══ Task data
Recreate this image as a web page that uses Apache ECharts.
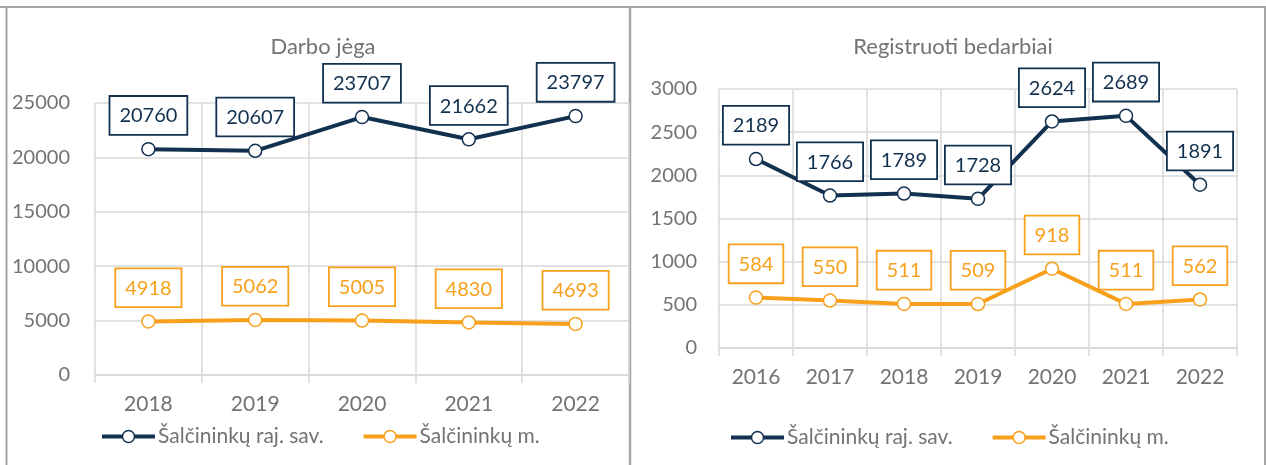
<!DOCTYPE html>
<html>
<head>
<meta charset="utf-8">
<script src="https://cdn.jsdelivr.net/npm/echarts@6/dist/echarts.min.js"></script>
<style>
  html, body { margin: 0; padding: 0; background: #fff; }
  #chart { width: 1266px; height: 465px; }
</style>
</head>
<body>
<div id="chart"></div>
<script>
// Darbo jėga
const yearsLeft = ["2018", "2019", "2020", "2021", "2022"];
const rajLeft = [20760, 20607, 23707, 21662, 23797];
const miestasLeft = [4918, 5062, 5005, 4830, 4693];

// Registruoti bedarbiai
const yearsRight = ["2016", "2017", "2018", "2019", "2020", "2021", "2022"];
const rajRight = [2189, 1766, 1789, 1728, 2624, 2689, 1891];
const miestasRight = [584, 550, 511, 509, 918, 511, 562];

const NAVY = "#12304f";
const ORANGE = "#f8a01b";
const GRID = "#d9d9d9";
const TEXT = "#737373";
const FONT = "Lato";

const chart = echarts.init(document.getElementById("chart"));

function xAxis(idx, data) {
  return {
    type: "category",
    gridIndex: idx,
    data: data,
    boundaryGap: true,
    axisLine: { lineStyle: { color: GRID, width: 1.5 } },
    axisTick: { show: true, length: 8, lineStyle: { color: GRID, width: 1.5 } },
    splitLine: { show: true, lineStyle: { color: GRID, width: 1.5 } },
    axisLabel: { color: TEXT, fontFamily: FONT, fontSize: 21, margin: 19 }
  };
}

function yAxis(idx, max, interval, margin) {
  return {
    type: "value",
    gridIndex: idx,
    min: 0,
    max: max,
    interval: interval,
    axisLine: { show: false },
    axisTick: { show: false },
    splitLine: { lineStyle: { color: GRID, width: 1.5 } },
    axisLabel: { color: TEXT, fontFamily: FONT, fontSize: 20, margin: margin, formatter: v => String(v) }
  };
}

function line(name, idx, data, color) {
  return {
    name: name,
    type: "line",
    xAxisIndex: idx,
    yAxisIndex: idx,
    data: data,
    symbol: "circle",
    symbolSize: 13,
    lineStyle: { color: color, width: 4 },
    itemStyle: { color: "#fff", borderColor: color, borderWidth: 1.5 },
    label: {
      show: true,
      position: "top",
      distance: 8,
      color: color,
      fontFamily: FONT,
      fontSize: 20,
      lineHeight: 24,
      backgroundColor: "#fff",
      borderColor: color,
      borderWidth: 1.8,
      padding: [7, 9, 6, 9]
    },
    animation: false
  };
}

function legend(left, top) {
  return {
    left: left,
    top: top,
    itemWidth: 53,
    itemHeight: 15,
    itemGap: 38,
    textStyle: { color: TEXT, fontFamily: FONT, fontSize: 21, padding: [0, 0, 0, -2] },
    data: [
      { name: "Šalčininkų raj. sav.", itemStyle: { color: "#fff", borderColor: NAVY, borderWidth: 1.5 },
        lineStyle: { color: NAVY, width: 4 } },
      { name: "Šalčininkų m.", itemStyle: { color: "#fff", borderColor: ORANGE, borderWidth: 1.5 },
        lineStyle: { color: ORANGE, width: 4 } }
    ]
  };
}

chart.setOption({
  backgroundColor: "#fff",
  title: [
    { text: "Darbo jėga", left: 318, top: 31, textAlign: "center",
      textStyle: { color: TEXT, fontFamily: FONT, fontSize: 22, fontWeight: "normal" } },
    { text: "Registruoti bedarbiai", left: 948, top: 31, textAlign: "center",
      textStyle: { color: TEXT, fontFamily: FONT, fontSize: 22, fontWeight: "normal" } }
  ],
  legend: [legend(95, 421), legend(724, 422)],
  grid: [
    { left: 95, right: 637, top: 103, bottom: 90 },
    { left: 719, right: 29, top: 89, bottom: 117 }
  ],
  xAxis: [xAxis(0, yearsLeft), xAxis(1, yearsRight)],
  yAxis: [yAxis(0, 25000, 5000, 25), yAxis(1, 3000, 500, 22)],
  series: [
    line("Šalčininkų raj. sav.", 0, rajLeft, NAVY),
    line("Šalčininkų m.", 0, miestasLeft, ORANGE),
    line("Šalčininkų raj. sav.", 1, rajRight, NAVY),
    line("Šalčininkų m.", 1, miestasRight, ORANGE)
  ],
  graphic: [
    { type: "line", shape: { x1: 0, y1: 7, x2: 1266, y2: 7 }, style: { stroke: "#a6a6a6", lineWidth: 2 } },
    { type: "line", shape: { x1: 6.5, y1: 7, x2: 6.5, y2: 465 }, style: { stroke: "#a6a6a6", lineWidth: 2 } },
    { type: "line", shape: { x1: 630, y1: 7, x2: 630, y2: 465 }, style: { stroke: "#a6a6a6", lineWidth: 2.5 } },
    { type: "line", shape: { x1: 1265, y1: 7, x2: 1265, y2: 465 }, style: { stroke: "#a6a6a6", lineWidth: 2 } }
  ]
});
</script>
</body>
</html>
════
══ Task data
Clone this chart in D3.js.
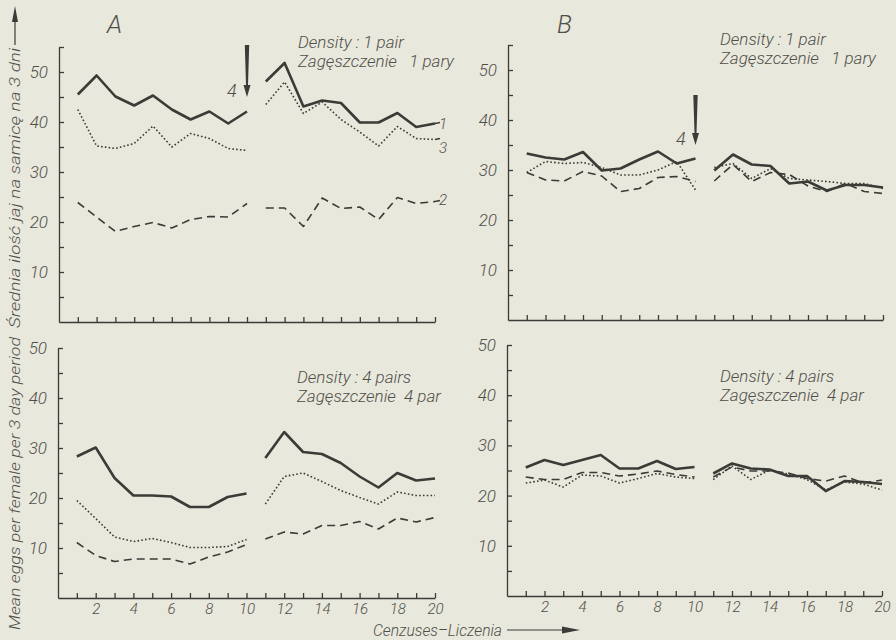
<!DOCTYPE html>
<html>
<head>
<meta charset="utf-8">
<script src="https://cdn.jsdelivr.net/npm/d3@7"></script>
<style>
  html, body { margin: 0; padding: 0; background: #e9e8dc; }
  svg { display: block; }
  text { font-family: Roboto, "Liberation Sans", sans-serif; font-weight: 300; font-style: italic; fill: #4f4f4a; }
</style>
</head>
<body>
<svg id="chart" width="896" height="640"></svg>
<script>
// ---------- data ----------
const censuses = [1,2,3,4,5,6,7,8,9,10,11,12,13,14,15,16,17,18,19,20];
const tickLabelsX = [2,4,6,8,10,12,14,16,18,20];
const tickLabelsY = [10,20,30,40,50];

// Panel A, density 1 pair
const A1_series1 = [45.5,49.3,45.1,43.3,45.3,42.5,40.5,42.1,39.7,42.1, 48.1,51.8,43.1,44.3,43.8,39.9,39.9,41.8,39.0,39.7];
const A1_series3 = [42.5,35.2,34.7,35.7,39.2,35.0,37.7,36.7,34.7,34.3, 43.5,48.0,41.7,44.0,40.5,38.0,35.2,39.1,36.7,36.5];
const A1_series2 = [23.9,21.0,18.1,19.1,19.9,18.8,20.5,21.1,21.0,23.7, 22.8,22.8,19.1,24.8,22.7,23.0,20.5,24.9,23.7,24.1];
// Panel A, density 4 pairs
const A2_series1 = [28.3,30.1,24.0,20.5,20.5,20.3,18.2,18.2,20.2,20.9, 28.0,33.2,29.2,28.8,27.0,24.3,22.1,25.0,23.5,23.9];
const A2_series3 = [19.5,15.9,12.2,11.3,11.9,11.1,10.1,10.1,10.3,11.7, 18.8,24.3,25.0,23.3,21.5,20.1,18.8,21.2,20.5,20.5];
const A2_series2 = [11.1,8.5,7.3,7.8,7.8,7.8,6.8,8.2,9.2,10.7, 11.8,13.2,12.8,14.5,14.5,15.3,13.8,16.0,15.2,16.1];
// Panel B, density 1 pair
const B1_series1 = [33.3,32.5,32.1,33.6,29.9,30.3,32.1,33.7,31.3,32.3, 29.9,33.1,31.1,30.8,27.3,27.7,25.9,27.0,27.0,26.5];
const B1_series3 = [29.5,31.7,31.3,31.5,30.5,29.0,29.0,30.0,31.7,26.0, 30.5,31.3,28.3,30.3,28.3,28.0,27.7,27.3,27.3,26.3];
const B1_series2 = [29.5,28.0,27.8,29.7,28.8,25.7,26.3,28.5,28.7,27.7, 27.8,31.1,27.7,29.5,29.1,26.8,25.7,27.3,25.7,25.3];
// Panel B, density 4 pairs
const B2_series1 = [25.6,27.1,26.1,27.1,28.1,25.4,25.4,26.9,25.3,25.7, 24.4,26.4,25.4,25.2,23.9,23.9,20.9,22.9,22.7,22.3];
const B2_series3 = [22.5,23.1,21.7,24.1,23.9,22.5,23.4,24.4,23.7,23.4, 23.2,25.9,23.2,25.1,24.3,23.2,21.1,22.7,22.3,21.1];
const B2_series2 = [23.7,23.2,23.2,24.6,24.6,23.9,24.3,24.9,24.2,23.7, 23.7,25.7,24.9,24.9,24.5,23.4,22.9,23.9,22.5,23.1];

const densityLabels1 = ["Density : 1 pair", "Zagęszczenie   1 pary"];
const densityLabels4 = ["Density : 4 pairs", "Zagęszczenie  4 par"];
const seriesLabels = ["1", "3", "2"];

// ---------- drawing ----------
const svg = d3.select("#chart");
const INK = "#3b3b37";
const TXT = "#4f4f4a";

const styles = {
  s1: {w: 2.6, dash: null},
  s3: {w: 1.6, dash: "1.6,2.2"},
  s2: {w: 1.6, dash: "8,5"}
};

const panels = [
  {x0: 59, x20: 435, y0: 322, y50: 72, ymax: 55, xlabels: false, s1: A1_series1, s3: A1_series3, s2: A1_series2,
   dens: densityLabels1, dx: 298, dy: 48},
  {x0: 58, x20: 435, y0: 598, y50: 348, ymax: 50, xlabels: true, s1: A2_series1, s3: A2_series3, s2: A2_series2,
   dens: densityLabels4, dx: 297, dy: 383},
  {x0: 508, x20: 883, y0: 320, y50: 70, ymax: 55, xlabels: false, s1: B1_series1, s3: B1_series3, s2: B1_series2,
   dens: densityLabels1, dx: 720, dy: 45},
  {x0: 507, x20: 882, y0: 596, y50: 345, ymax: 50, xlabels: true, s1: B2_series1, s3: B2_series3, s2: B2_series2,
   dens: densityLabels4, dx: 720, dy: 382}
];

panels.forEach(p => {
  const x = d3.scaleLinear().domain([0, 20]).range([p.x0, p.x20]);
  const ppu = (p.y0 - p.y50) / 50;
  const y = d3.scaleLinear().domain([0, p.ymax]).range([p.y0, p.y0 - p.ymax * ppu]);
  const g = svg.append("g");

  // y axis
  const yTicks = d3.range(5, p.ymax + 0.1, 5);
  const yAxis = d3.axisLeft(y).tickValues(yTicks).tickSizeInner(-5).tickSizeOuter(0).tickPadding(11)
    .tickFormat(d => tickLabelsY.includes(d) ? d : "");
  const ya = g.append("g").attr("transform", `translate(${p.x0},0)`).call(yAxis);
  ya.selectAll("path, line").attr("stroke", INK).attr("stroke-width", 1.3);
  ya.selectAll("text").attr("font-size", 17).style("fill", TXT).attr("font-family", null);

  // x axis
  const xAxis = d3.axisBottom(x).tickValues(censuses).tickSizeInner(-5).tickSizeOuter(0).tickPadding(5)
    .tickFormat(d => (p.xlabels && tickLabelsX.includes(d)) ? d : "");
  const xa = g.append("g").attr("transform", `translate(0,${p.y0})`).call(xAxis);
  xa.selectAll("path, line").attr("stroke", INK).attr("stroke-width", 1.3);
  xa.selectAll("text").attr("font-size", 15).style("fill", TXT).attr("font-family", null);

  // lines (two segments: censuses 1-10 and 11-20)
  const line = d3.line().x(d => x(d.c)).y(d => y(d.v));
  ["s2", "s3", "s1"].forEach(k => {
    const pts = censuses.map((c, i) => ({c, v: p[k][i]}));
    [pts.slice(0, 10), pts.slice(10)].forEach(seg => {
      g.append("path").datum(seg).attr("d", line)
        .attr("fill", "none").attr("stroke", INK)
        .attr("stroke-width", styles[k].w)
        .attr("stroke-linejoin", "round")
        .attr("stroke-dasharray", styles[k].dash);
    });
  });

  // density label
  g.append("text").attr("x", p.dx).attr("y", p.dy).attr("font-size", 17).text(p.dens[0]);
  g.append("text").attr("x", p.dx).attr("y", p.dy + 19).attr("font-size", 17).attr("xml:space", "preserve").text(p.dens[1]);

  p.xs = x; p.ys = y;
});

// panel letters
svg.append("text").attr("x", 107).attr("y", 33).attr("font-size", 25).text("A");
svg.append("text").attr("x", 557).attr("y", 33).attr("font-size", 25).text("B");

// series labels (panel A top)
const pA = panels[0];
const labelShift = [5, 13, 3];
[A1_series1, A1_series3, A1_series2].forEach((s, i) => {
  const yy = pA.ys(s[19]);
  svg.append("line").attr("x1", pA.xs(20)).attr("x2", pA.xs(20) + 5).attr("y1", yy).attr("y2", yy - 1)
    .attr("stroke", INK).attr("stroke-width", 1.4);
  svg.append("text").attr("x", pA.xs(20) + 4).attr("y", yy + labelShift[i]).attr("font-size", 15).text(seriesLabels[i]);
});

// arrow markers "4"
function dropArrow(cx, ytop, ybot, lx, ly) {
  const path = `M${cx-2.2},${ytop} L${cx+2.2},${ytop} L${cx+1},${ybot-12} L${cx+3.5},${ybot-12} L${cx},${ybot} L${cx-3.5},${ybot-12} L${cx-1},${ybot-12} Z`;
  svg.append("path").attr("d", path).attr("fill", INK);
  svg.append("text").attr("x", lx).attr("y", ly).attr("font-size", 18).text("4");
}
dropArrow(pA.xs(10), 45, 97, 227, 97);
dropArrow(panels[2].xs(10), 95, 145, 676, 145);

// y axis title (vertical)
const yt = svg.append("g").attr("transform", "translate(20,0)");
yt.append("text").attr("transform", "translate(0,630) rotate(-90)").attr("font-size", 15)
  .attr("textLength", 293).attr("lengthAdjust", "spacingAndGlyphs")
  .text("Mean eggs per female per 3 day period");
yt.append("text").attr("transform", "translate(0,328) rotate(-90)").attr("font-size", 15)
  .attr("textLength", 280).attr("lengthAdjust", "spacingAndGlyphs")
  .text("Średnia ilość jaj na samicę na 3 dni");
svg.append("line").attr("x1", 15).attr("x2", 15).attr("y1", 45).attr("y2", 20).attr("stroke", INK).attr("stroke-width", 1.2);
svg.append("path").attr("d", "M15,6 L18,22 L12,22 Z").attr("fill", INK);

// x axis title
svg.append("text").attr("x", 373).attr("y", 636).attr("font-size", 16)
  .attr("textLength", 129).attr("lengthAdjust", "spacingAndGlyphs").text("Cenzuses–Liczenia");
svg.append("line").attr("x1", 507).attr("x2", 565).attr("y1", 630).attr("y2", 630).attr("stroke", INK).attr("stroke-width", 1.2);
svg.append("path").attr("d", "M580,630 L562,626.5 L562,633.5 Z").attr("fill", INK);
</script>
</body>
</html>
════
**Exercise prompt:** Copy each line of the data above that holds "this".

**Full output:**
Recreate this image as a web page that uses Apache ECharts.
Clone this chart in D3.js.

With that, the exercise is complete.